I think it’s wise to get going with the empty trailer for a while. For a 2 horse BP the biggest change is the size of the trailer and the effect of tongue weight on the truck. The horses shouldn’t affect tongue weight. The dynamics of the rig aren’t too different except that you’re going to need long distances to stop and you need to steer the truck wider around turns to keep the trailer from cutting the corner. If anything, some parking and handling drills in a parking lot are very good.
Get a wheel ramp and practice changing a trailer wheel before you’re out on the road.
Again, apologies for the long-winded request. I just want to be a safe and responsible driver out there. I have huge respect for those of you who do this regularly.

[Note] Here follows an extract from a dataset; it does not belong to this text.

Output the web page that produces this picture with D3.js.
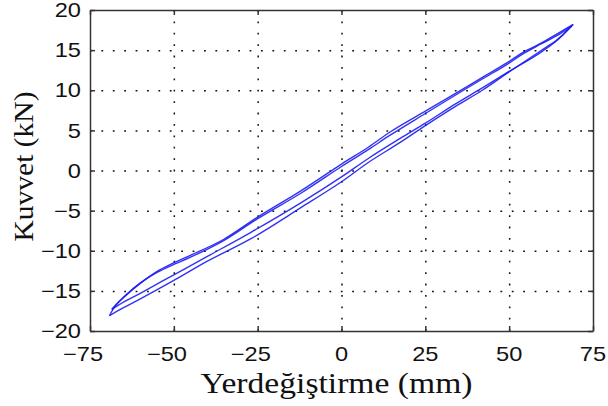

Thanks in advance!
I’ll add a few unintuitive realities about towing:
trailer tires are trash in 5 years no matter how good they look. They age and lose strength (50% after 5 years) in the best conditions. Poor storage will accelerate the issue. Replace on a regular schedule and take care of them.
many people claim expertise in towing but few run the numbers on tow ratings, etc.

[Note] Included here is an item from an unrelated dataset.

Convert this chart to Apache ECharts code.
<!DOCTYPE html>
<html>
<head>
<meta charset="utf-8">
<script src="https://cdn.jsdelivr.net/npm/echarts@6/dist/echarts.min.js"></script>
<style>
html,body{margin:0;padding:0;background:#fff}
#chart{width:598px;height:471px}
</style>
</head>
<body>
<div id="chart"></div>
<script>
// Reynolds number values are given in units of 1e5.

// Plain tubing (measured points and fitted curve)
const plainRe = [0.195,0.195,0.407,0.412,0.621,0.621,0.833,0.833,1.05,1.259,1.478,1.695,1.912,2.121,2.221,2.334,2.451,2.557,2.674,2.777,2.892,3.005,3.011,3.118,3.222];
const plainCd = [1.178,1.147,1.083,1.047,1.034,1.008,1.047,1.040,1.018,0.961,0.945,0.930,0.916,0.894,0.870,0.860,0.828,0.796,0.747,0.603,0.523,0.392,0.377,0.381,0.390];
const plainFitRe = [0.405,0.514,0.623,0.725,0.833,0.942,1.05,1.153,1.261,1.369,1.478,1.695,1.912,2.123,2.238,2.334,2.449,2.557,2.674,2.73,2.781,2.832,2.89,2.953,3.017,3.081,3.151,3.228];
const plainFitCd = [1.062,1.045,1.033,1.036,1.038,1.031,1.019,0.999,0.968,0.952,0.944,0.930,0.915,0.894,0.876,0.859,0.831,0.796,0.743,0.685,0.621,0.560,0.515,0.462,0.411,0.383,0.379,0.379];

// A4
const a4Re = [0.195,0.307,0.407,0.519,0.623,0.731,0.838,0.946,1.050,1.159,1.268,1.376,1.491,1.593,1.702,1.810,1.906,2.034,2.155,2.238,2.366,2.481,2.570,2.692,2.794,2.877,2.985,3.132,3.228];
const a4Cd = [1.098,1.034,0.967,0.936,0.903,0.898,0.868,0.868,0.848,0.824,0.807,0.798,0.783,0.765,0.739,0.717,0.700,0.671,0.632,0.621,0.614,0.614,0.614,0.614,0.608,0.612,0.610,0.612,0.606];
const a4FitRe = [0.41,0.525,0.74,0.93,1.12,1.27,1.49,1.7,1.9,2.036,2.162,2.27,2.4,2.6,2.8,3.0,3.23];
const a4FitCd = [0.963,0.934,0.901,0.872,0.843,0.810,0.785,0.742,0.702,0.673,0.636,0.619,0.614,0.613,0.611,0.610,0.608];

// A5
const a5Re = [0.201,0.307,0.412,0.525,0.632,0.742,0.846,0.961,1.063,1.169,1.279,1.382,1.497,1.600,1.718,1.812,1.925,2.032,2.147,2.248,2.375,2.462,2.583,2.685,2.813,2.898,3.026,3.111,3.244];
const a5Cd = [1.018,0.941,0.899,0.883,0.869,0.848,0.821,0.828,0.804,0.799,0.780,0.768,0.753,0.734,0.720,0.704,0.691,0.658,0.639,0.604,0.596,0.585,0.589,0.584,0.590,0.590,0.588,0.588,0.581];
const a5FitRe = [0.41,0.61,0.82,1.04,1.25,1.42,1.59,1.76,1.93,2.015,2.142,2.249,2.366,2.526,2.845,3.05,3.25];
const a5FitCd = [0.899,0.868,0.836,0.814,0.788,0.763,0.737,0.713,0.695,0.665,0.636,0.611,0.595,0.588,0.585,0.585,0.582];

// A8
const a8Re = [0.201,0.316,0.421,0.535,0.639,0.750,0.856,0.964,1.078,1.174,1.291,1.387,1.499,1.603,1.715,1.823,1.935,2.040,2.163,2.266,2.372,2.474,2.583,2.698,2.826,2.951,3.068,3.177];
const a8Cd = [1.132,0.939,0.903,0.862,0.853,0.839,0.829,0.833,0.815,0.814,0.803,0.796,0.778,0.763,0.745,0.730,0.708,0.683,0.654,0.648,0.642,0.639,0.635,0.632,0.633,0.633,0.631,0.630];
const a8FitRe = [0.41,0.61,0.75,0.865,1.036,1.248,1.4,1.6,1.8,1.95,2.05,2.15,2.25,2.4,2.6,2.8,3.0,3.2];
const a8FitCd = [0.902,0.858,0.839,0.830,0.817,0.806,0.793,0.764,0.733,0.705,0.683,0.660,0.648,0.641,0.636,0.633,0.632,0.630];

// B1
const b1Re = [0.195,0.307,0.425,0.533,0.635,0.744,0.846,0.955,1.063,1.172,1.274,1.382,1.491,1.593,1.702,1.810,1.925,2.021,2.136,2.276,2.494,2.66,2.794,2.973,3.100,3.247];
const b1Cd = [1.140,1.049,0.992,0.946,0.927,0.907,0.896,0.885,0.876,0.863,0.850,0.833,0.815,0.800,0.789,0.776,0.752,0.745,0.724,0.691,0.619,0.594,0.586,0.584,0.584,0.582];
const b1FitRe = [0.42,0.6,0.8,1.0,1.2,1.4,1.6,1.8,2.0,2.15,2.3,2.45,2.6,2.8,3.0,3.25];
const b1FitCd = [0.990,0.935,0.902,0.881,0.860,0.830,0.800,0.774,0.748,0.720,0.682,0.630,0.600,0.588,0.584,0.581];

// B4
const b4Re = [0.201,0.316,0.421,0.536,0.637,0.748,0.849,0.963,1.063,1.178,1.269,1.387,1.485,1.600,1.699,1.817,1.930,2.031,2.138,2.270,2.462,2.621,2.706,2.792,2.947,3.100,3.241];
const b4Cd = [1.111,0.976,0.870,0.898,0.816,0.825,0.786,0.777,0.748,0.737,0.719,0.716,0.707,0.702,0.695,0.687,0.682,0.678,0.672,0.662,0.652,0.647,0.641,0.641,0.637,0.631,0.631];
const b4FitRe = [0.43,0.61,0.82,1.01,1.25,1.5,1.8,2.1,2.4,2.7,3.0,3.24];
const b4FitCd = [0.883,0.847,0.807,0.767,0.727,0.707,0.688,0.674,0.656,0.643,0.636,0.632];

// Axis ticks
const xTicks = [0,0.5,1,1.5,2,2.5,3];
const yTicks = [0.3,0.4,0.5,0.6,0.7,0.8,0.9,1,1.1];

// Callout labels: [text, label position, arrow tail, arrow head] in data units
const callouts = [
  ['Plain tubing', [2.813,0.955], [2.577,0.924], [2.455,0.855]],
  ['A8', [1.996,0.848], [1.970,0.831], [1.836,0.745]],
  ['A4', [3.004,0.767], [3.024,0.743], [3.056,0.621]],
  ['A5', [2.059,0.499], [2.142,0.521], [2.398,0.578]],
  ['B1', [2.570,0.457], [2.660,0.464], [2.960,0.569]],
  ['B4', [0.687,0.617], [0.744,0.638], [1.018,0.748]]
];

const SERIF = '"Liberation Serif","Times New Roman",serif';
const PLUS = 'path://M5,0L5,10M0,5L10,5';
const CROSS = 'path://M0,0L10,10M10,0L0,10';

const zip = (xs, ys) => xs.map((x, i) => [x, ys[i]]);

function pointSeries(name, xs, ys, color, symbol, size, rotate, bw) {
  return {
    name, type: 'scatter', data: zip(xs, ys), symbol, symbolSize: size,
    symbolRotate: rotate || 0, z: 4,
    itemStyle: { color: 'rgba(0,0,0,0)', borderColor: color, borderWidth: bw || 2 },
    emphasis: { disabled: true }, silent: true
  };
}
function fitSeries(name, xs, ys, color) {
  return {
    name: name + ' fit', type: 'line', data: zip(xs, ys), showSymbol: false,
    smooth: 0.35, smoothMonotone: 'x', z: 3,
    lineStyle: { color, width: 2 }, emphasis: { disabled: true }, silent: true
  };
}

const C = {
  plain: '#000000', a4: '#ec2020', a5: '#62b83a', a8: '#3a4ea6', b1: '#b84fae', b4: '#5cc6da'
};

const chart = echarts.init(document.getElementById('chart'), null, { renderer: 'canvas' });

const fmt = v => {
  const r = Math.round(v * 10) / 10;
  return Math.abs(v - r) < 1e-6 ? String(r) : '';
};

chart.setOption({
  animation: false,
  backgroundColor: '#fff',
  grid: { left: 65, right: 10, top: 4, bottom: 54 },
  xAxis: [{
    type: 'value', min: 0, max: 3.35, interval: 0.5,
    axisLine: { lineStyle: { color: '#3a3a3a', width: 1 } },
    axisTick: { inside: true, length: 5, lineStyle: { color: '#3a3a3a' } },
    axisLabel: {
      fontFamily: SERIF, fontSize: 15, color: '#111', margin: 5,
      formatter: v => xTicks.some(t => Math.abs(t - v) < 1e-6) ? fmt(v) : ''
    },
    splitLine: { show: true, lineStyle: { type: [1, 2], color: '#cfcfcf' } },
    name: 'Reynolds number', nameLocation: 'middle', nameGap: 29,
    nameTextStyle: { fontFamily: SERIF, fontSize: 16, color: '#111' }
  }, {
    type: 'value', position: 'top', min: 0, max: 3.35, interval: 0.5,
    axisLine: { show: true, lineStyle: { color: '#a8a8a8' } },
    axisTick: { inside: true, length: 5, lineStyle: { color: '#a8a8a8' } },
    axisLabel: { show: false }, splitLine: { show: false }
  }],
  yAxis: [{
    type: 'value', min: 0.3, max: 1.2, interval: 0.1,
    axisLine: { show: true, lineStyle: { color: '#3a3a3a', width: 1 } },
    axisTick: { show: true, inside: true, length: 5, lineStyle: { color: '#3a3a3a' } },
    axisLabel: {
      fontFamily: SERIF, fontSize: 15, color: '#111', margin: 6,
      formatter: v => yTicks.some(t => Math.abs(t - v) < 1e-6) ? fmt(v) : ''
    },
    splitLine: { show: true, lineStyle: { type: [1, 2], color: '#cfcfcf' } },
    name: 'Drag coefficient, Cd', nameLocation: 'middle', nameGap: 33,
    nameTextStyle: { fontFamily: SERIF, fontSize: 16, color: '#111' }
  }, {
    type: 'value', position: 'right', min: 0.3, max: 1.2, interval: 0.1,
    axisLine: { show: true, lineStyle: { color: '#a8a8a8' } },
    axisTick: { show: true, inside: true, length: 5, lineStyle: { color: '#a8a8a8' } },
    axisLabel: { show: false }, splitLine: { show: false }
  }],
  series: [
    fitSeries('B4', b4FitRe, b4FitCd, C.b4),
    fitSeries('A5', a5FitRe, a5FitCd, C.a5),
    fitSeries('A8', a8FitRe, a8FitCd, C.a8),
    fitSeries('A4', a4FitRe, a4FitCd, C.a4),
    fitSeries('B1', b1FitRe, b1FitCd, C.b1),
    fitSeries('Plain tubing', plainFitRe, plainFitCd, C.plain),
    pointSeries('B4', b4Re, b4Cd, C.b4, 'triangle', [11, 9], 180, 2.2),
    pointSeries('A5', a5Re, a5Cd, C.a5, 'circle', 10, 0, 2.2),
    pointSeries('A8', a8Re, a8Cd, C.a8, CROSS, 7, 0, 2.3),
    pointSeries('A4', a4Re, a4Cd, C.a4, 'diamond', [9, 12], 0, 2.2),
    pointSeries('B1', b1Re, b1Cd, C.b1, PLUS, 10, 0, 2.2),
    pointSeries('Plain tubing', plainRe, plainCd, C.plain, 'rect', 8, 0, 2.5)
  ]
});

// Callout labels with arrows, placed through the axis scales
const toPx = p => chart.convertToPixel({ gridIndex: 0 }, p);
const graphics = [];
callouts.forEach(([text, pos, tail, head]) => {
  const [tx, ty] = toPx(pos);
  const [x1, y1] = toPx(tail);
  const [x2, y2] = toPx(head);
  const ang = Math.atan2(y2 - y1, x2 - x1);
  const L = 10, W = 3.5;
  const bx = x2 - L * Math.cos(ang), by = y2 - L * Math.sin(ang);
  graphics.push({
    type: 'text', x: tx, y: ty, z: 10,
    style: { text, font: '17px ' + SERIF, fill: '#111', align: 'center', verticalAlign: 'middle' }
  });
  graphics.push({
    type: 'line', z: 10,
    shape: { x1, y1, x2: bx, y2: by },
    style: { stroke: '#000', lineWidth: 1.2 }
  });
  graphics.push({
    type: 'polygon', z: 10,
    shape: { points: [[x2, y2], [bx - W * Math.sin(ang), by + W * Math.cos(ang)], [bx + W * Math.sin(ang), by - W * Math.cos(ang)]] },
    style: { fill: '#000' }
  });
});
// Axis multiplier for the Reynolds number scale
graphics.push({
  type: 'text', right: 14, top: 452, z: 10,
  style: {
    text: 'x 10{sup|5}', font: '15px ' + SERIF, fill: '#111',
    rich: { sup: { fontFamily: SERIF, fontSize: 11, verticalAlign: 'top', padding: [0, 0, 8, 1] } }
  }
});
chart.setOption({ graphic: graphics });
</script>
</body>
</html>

air bags, heavier duty add-ons, more powerful engine, etc do not improve a trucks towing capacity.
aftermarket wheels, tires, suspension, etc can lower towing capacity. But they won’t say how much because nearly all of these things are for “off-road use only”
Everyone with a truck or trailer is an expert in the subject. Fact check everything, every time. Anyone offering expertise who can’t share the “why” of their advise is probably a poor source because they only carry tribal knowledge. Likewise, anyone who bases their “rules” on anecdotal experiences should be considered with care. Logical fallacies abound in this subject, and in an accident Newton’s Laws of Physics simply won’t care about our irrationalities.
Very few police officers or citizens know the law very well. This is troublesome all around. And once you cross state lines the laws always seem to change. The USA could benefit immensely from a uniform code of towing regulations.
By law you should have an emergency kit. By common sense there should be some other things with it. It’s a whole other thread of discussion but put one together.